How Georgia Tech Foreign Language Education Helped a Georgia Tech Student on the Road to Officership
Posted May 13, 2024
Lt. Joseph Fajloun’s career will be in the air, helping control the flow of battle for the U.S. Air Force. But he knows the power of the humanities will help make him a well-rounded leader.
“The humanities are called that for a reason, they make us human,” said Fajloun, who minored in Japanese while completing his mechanical engineering degree ahead of graduating, and being commissioned as an Air Force lieutenant, in May.
He will work as an air battle manager, an officer tasked with providing U.S. and allied forces with tactical command and control and providing surveillance information about ground and airborne targets. Some also work at the North American Aerospace Defense Command, helping provide homeland air defense.
While Fajloun values his Georgia Tech engineering education, he credits the language and humanities courses he took in the Ivan Allen College of Liberal Arts, especially in Japanese, for helping complete him as a whole person.
“You can be talented in the sciences and engineering, but if you are fulfilled by the arts and humanities, it provides a different level of creativity and makes you a better scientist or engineer,” he said.
In his case, his experience in the immersive Project GO program for ROTC cadets, a U.S. Department of Defense initiative managed at Georgia Tech by the School of Modern Languages, opened his eyes culturally in ways that even his early years living in his native Lebanon had not.
“It was the most meaningful and impactful experience. It changed my worldview and gave me a sense of the interconnectivity of cultures, of common humanity, that I hadn’t had before,” he said.
Additionally, based on his Japanese proficiency, the Air Force selected him for a language-learning program called LEAP designed to “develop cross-culturally competent leaders who can meet Air Force global mission requirements.”
“The confidence and skill I will gain through this program will undoubtedly help me better support joint operations by bridging cultural and linguistic differences between U.S. and Japanese forces,” Fajloun said. “I’m grateful to the Air Force for the opportunity, and to the School of Modern Languages for helping set the table.”
Similarly, he credits his training in ROTC — which is hosted at Georgia Tech by the Ivan Allen College — for helping transform himself from a shy, insecure child into a confident, well-prepared future leader.

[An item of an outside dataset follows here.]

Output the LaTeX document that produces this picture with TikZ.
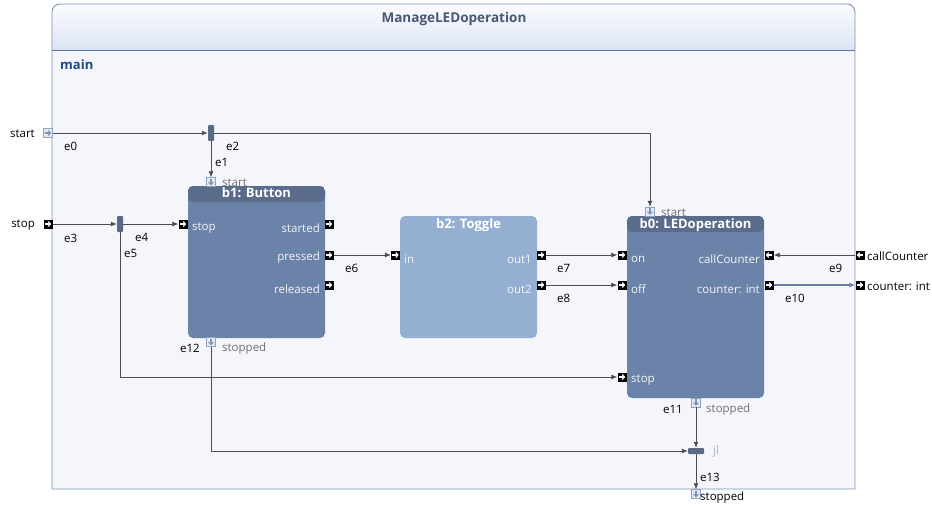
\documentclass[tikz,border=0pt]{standalone}
\usepackage{fontspec}
\setmainfont{Open Sans}
\usetikzlibrary{arrows.meta}

\definecolor{framec}{HTML}{7F93B3}
\definecolor{bodybg}{HTML}{F4F6FB}
\definecolor{headtop}{HTML}{FAFBFE}
\definecolor{headbot}{HTML}{DCE5F4}
\definecolor{headline}{HTML}{60759A}
\definecolor{titlec}{HTML}{4A5873}
\definecolor{mainc}{HTML}{1F4A7F}
\definecolor{blkbody}{HTML}{6B83A8}
\definecolor{blkhead}{HTML}{5A6C8A}
\definecolor{blklight}{HTML}{94AFD1}
\definecolor{wirec}{HTML}{4D4D4D}
\definecolor{busc}{HTML}{6A7FA3}
\definecolor{forkc}{HTML}{5A6A85}
\definecolor{portedge}{HTML}{8EA3C2}
\definecolor{portfill}{HTML}{E3EAF4}
\definecolor{graytxt}{HTML}{707070}

\tikzset{
  txt/.style={font=\fontsize{11.5}{13}\selectfont, inner sep=0pt},
  elbl/.style={txt, text=black},
  glbl/.style={txt, text=graytxt},
  inlbl/.style={txt, text=white!92!blkbody},
  blktitle/.style={font=\bfseries\fontsize{13}{15}\selectfont, text=white, inner sep=1pt},
  block/.style={rectangle, rounded corners=5pt, fill=blkbody, minimum width=137pt,
    path picture={\fill[blkhead] (path picture bounding box.north west)
      rectangle ([yshift=-16pt]path picture bounding box.north east);}},
  lightblock/.style={rectangle, rounded corners=5pt, fill=blklight, minimum width=137pt},
  portdk/.style={rectangle, minimum size=9pt, inner sep=0pt, fill=black},
  portlt/.style={rectangle, minimum size=9pt, inner sep=0pt, draw=portedge, fill=portfill},
  glyph/.style={line width=1.1pt, -{Straight Barb[length=2.2pt,width=5pt]}},
  arrR/.style={path picture={\draw[glyph,#1] ([xshift=1.3pt]path picture bounding box.west)
      -- ([xshift=-1.3pt]path picture bounding box.east);}},
  arrR/.default=white,
  arrL/.style={path picture={\draw[glyph,#1] ([xshift=-1.3pt]path picture bounding box.east)
      -- ([xshift=1.3pt]path picture bounding box.west);}},
  arrL/.default=white,
  arrD/.style={path picture={\draw[glyph,#1] ([yshift=-1.3pt]path picture bounding box.north)
      -- ([yshift=1.3pt]path picture bounding box.south);}},
  arrD/.default=framec,
  fork/.style={rectangle, rounded corners=1pt, fill=forkc, inner sep=0pt},
  wire/.style={draw=wirec, line width=0.8pt, -{Latex[length=6pt,width=5pt]}},
  bus/.style={draw=busc, line width=1.8pt, -{Latex[length=6pt,width=5pt]}}
}

\begin{document}
\begin{tikzpicture}[x=1pt, y=-1pt]
\useasboundingbox (0,0) rectangle (932,508);

% outer frame
\fill[bodybg] (52,489) -- (52,12) arc[start angle=180, end angle=270, radius=8]
  -- (847,4) arc[start angle=270, end angle=360, radius=8] -- (855,489) -- cycle;
\shade[top color=headtop, bottom color=headbot] (52,50) -- (52,12)
  arc[start angle=180, end angle=270, radius=8] -- (847,4)
  arc[start angle=270, end angle=360, radius=8] -- (855,50) -- cycle;
\draw[headline, line width=0.8pt] (52,50) -- (855,50);
\draw[framec, line width=0.9pt] (52,489) -- (52,12) arc[start angle=180, end angle=270, radius=8]
  -- (847,4) arc[start angle=270, end angle=360, radius=8] -- (855,489) -- cycle;
\node[font=\bfseries\fontsize{13.5}{15}\selectfont, text=titlec] (title) at (454,19) {ManageLEDoperation};
\node[font=\bfseries\fontsize{13}{15}\selectfont, text=mainc, anchor=west, inner sep=0pt] (main) at (60,65) {main};

% blocks
\node[block, minimum height=152pt,
  label={[blktitle, anchor=north, yshift=-1pt]north:b1: Button}] (b1) at (256.5,262) {};
\node[lightblock, minimum height=122pt,
  label={[blktitle, anchor=north, yshift=-2pt]north:b2: Toggle}] (b2) at (468.5,277) {};
\node[block, minimum height=182pt,
  label={[blktitle, anchor=north, yshift=-2pt]north:b0: LEDoperation}] (b0) at (695.5,307) {};

% ports
\node[portlt, arrR=framec] (pstart) at (48,133) {};
\node[portdk, arrR] (pstop) at (48,224) {};
\node[portdk, arrL] (pcall) at (860,255) {};
\node[portdk, arrR] (pcnt) at (860,285) {};
\node[portlt, arrD] (pstopped) at (696,494) {};

\node[portlt, arrD] (b1start) at (211,182) {};
\node[portdk, arrR] (b1stop) at (183,224) {};
\node[portdk, arrR] (b1started) at (329,224) {};
\node[portdk, arrR] (b1pressed) at (329,255) {};
\node[portdk, arrR] (b1released) at (329,285) {};
\node[portlt, arrD] (b1stopped) at (211,342) {};

\node[portdk, arrR] (b2in) at (395.5,255) {};
\node[portdk, arrR] (b2out1) at (541,255) {};
\node[portdk, arrR] (b2out2) at (541,285) {};

\node[portlt, arrD] (b0start) at (650,211.5) {};
\node[portdk, arrR] (b0on) at (622,255) {};
\node[portdk, arrR] (b0off) at (622,285) {};
\node[portdk, arrR] (b0stop) at (622,377) {};
\node[portdk, arrL] (b0call) at (769,255) {};
\node[portdk, arrR] (b0cnt) at (769,285) {};
\node[portlt, arrD] (b0stopped) at (696,402.5) {};

% forks and join
\node[fork, minimum width=6pt, minimum height=16pt] (fk1) at (211,133) {};
\node[fork, minimum width=6pt, minimum height=16pt] (fk2) at (120,224) {};
\node[fork, minimum width=16pt, minimum height=6pt] (jn) at (696,451) {};

% port names
\node[elbl, anchor=east] (lstart) at (35,134) {start};
\node[elbl, anchor=east] (lstop) at (35,225) {stop};
\node[elbl, anchor=west] (lcall) at (867,256) {callCounter};
\node[elbl, anchor=west] (lcnt) at (867,286) {counter: int};
\node[elbl, anchor=west] (lstopped) at (700,498) {stopped};

\node[glbl, anchor=west] (lb1start) at (222,183) {start};
\node[inlbl, anchor=west] (lb1stop) at (192,228) {stop};
\node[inlbl, anchor=east] (lb1started) at (320,228) {started};
\node[inlbl, anchor=east] (lb1pressed) at (320,258) {pressed};
\node[inlbl, anchor=east] (lb1released) at (320,289) {released};
\node[glbl, anchor=west] (lb1stopped) at (222,349) {stopped};

\node[inlbl, anchor=west] (lb2in) at (404,259) {in};
\node[inlbl, anchor=east] (lb2out1) at (532,259) {out1};
\node[inlbl, anchor=east] (lb2out2) at (532,289) {out2};

\node[glbl, anchor=west] (lb0start) at (661,213) {start};
\node[inlbl, anchor=west] (lb0on) at (631,259) {on};
\node[inlbl, anchor=west] (lb0off) at (631,289) {off};
\node[inlbl, anchor=west] (lb0stop) at (631,380) {stop};
\node[inlbl, anchor=east] (lb0call) at (760,259) {callCounter};
\node[inlbl, anchor=east] (lb0cnt) at (760,289) {counter: int};
\node[glbl, anchor=west] (lb0stopped) at (706,410) {stopped};
\node[txt, text=framec!70, anchor=west] (ljn) at (713,452) {jl};

% connectors
\draw[wire] (pstart) -- (fk1);
\draw[wire] (fk1) -| (b0start);
\draw[wire] (fk1) -- (b1start);
\draw[wire] (pstop) -- (fk2);
\draw[wire] (fk2) -- (b1stop);
\draw[wire] (fk2) |- (b0stop);
\draw[wire] (b1pressed) -- (b2in);
\draw[wire] (b2out1) -- (b0on);
\draw[wire] (b2out2) -- (b0off);
\draw[wire] (pcall) -- (b0call);
\draw[bus] (b0cnt) -- (pcnt);
\draw[wire] (b0stopped) -- (jn);
\draw[wire] (b1stopped) |- (jn);
\draw[wire] (jn) -- (pstopped);

% connector names
\node[elbl, anchor=west] (le0) at (64,146) {e0};
\node[elbl, anchor=west] (le1) at (215,162) {e1};
\node[elbl, anchor=west] (le2) at (226,146) {e2};
\node[elbl, anchor=west] (le3) at (64,238) {e3};
\node[elbl, anchor=west] (le4) at (135,237) {e4};
\node[elbl, anchor=west] (le5) at (124,253) {e5};
\node[elbl, anchor=west] (le6) at (345,268) {e6};
\node[elbl, anchor=west] (le7) at (557,268) {e7};
\node[elbl, anchor=west] (le8) at (557,298) {e8};
\node[elbl, anchor=west] (le9) at (829,268) {e9};
\node[elbl, anchor=west] (le10) at (785,298) {e10};
\node[elbl, anchor=west] (le11) at (663,409) {e11};
\node[elbl, anchor=west] (le12) at (180,348) {e12};
\node[elbl, anchor=west] (le13) at (700,477) {e13};
\end{tikzpicture}
\end{document}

“I’ve become more confident, more prepared, and while I still feel fear in some situations, I’ve learned the value of making a decision and committing to it, just pushing forward,” he said.
In all, he says, it’s a confluence of forces that came from combining his top-notch Georgia Tech engineering education, his ROTC training, and his exposure to the humanities that’s made him into the prepared future leader that he is today.
“It’s like three legs of a stool. Remove any one and the structure is less sound,” he said.
Fajloun will soon report to training at Tyndall AFB, Florida.